SHORT EXERCISE | Everything from the first line of the data through the line with "0.533, 0.543, 0.571]" is to be echoed exactly, minus the pictures.

PROVIDED MATERIAL |
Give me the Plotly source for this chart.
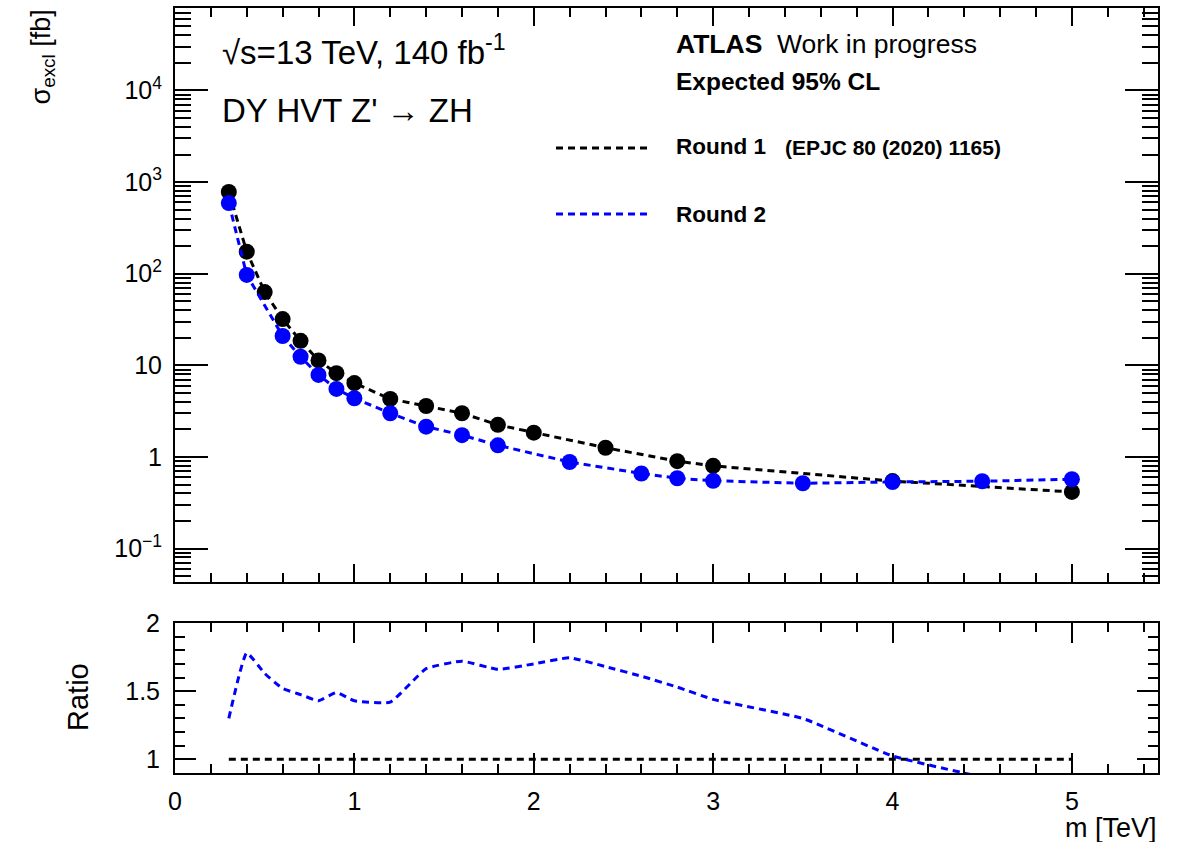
import plotly.graph_objects as go

# ---------------- data ----------------
mass_r1 = [0.3, 0.4, 0.5, 0.6, 0.7, 0.8, 0.9, 1.0, 1.2, 1.4, 1.6, 1.8, 2.0, 2.4, 2.8, 3.0, 4.0, 5.0]
xsec_r1 = [780, 174, 63, 32, 18.5, 11.3, 8.2, 6.4, 4.3, 3.6, 3.0, 2.24, 1.84, 1.26, 0.90, 0.80, 0.545, 0.415]

mass_r2 = [0.3, 0.4, 0.6, 0.7, 0.8, 0.9, 1.0, 1.2, 1.4, 1.6, 1.8, 2.2, 2.6, 2.8, 3.0, 3.5, 4.0, 4.5, 5.0]
xsec_r2 = [590, 97, 20.9, 12.4, 7.86, 5.53, 4.37, 3.0, 2.14, 1.73, 1.34, 0.88, 0.66, 0.585, 0.55, 0.516, 0.533, 0.543, 0.571]

ratio_x = [0.3, 0.4, 0.5, 0.6, 0.7, 0.8, 0.9, 1.0, 1.2, 1.4, 1.6, 1.8, 2.0, 2.2, 2.4, 2.6, 2.8, 3.0, 3.5, 4.0, 4.5, 5.0]
ratio_y = [1.30, 1.78, 1.63, 1.52, 1.475, 1.43, 1.49, 1.43, 1.42, 1.665, 1.72, 1.66, 1.70, 1.745, 1.68, 1.61, 1.53, 1.44, 1.30, 1.025, 0.87, 0.73]
ratio_ref = [v / v for v in xsec_r1]

y_tickvals = [0.1, 1, 10, 100, 1000, 10000]
y_ticktext = ["10<sup>\u22121</sup>", "1", "10", "10<sup>2</sup>", "10<sup>3</sup>", "10<sup>4</sup>"]

# ---------------- layout helpers ----------------
W, H = 1178, 842
L, R, T, B = 175, 20, 8, 69
PW, PH = W - L - R, H - T - B


def px(x):
    return (x - L) / PW


def py(y):
    return (H - B - y) / PH


main_bottom = py(582)
ratio_top = py(623)

FONT = "Liberation Sans, Arial, Helvetica, sans-serif"
BLUE = "#0000ff"
DASH = "7px,5px"

fig = go.Figure()

# main panel
fig.add_trace(go.Scatter(x=mass_r1, y=xsec_r1, mode="lines+markers", xaxis="x", yaxis="y",
                         line=dict(color="black", width=3, dash=DASH),
                         marker=dict(color="black", size=16, symbol="circle"), showlegend=False))
fig.add_trace(go.Scatter(x=mass_r2, y=xsec_r2, mode="lines+markers", xaxis="x", yaxis="y",
                         line=dict(color=BLUE, width=3, dash=DASH),
                         marker=dict(color=BLUE, size=16, symbol="circle"), showlegend=False))

# ratio panel
fig.add_trace(go.Scatter(x=mass_r1, y=ratio_ref, mode="lines", xaxis="x2", yaxis="y2",
                         line=dict(color="black", width=3, dash=DASH), showlegend=False))
fig.add_trace(go.Scatter(x=ratio_x, y=ratio_y, mode="lines", xaxis="x2", yaxis="y2",
                         line=dict(color=BLUE, width=3, dash=DASH, shape="spline", smoothing=0.4),
                         showlegend=False))

minor_log = [m * 10 ** e for e in range(-2, 5) for m in range(2, 10)]

common_x = dict(range=[0, 5.48], showline=True, linewidth=2, linecolor="black", mirror="ticks",
                ticks="inside", tickwidth=1.5, tickcolor="black", showgrid=False, zeroline=False,
                tickvals=[0, 1, 2, 3, 4, 5], automargin=False,
                minor=dict(ticks="inside", ticklen=9, tickwidth=1.5, tickcolor="black", dtick=0.2, showgrid=False))

fig.update_layout(
    width=W, height=H,
    margin=dict(l=L, r=R, t=T, b=B, autoexpand=False),
    paper_bgcolor="white", plot_bgcolor="white",
    font=dict(family=FONT, color="black", size=25),
    xaxis=dict(domain=[0, 1], anchor="y", showticklabels=False, ticklen=18, **common_x),
    yaxis=dict(domain=[main_bottom, 1], anchor="x", type="log", range=[-1.365, 4.9],
               showline=True, linewidth=2, linecolor="black", mirror="ticks", automargin=False,
               ticks="inside", ticklen=33, tickwidth=1.5, tickcolor="black",
               tickvals=y_tickvals, ticktext=y_ticktext, showgrid=False, zeroline=False,
               tickfont=dict(size=25), ticklabelstandoff=6,
               minor=dict(ticks="inside", ticklen=16, tickwidth=1.5, tickcolor="black",
                          tickvals=minor_log, showgrid=False)),
    xaxis2=dict(domain=[0, 1], anchor="y2", showticklabels=True, ticklen=20,
                tickfont=dict(size=25), ticklabelstandoff=5, **common_x),
    yaxis2=dict(domain=[0, ratio_top], anchor="x2", range=[0.9, 2.0],
                showline=True, linewidth=2, linecolor="black", mirror="ticks", automargin=False,
                ticks="inside", ticklen=21, tickwidth=1.5, tickcolor="black",
                tickvals=[1, 1.5, 2], ticktext=["1", "1.5", "2"], showgrid=False, zeroline=False,
                tickfont=dict(size=25), ticklabelstandoff=8,
                minor=dict(ticks="inside", ticklen=10, tickwidth=1.5, tickcolor="black",
                           dtick=0.1, showgrid=False)),
)

ann = []


def text(x, y, s, size, xanchor="left", yanchor="middle", angle=0):
    ann.append(dict(xref="paper", yref="paper", x=px(x), y=py(y), text=s, showarrow=False,
                    xanchor=xanchor, yanchor=yanchor, textangle=angle,
                    font=dict(family=FONT, size=size, color="black")))


text(220, 50, "\u221as=13 TeV, 140 fb<sup>-1</sup>", 33)
text(220, 111, "DY HVT Z' \u2192 ZH", 33)
text(674, 44, "<b>ATLAS</b>  Work in progress", 26.5)
text(674, 81, "<b>Expected 95% CL</b>", 24.5)
text(674, 146, "<b>Round 1</b>", 22.5)
text(783, 147, "<b>(EPJC 80 (2020) 1165)</b>", 21)
text(674, 214, "<b>Round 2</b>", 22.5)
text(42, 8, "\u03c3<sub>excl</sub> [fb]", 27, xanchor="center", yanchor="top", angle=-90)
text(78, 697, "Ratio", 29, xanchor="center", yanchor="middle", angle=-90)
text(1159, 828, "m [TeV]", 27, xanchor="right", yanchor="middle")

fig.update_layout(annotations=ann)

# legend sample lines
for yy, col in [(148, "black"), (214, BLUE)]:
    fig.add_shape(type="line", xref="paper", yref="paper", x0=px(556), x1=px(652), y0=py(yy), y1=py(yy),
                  line=dict(color=col, width=3, dash=DASH))

fig.write_html("out.html")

RESULT FOR THIS TASK |
Give me the Plotly source for this chart.
import plotly.graph_objects as go

# ---------------- data ----------------
mass_r1 = [0.3, 0.4, 0.5, 0.6, 0.7, 0.8, 0.9, 1.0, 1.2, 1.4, 1.6, 1.8, 2.0, 2.4, 2.8, 3.0, 4.0, 5.0]
xsec_r1 = [780, 174, 63, 32, 18.5, 11.3, 8.2, 6.4, 4.3, 3.6, 3.0, 2.24, 1.84, 1.26, 0.90, 0.80, 0.545, 0.415]

mass_r2 = [0.3, 0.4, 0.6, 0.7, 0.8, 0.9, 1.0, 1.2, 1.4, 1.6, 1.8, 2.2, 2.6, 2.8, 3.0, 3.5, 4.0, 4.5, 5.0]
xsec_r2 = [590, 97, 20.9, 12.4, 7.86, 5.53, 4.37, 3.0, 2.14, 1.73, 1.34, 0.88, 0.66, 0.585, 0.55, 0.516, 0.533, 0.543, 0.571]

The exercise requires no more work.